On the front burner of the long-awaited U.S./China trade deal is agriculture. With China being the largest importer of agricultural products in the world, and the U.S. a huge producer, beans are low hanging fruit, so to speak, of the improvement in the trade balance. The solution is obvious, remove the tariffs that have created an inventory glut of soybeans, wheat and corn.

Looks like a good time for investors to own a few magic beans.

The agricultural markets are prone to repeatable patterns produced by the seasons for obvious reasons.

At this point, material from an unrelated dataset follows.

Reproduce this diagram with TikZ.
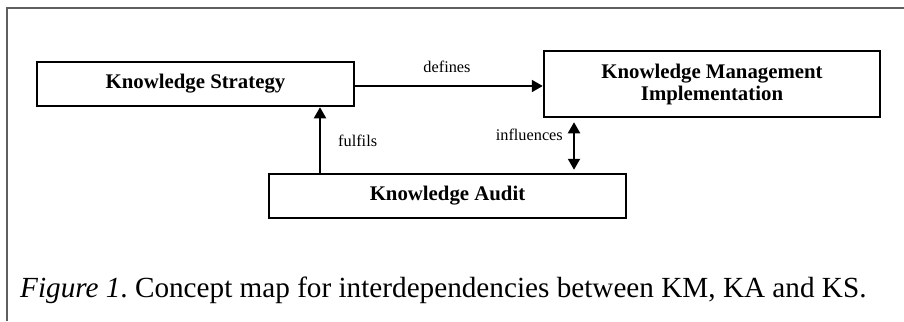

As shown below, the odds of a seasonal period of strength is at its maximum from now until June.

Soybeans Seasonality

As well, the commitment of Traders report currently shows a significant short position in the positioning of speculative traders; a contrarian positive.

COT Report: Soybeans

A profitable trade is possible here and the vehicle I use is the NYSE listed etf, $DBA, the Investco-DB product. It is a structured product that reflects the price performance of ten of the major agricultural products including grains, livestock and the other "softs"; sugar, cocoa and cotton.

Technically, the DBA (below) has been is a pronounced downtrend for over a year, mostly due the tariff induced back-up of inventories in grains. The bumper crops of recent years haven't helped either, as weather patterns have been consistently favorable. That can change only one way, given today's volatile climate change dynamics.

Volume flows into the etf (top panel, below) are turning positive and the momentum (bottom panel) has bottomed, creating a classic non-confirmation pattern. In other words, a low risk entry point.

Investco-DB Agriculture Fund ETF

Even if the seasonal trade doesn't pan out, I believe that every portfolio should have some commodity exposure for long term diversification purposes. Readers of this blog will know my thoughts on copper and other industrial metals. I have been accumulating positions in the $DBB - Investco's base metal etf for since the FED went on hold.

The FED holds the key to the commodity trade. Now that they have been backed into a dovish corner by fear of a potential market upset, Powell and have effectively positioned the economy to 'run hot', while ignoring inflation risk. Real rates have compressed with the global strength in the bond market, creating a benign environment for hard assets. Commodities are a decades-low valuation, relative to pricy stocks. What part of buy low sell high don't you understand?

So if you are tired of guessing when the correction will come for stocks, chow down on some uncorrelated assets to diversify that risk. They look very appetizing to me.

RISK MODEL: 3/5 - Risk On

The elevated RSI levels that are currently generating a risk-off signal were joined this week by a sharp reduction in AAII bullish sentiment. This would seem to be a natural reaction to the over-exuberance felt widely by investors who are struggling to justify chasing the trend.

The indicator that is now at an extreme is the 3 month VIX - shown below with a 100 day rate of change indicator underneath. It has collapsed close to levels seen in the past periods of TINA and FOMO thinking. Insurance is now cheap, so maybe it will soon be time to take out a policy.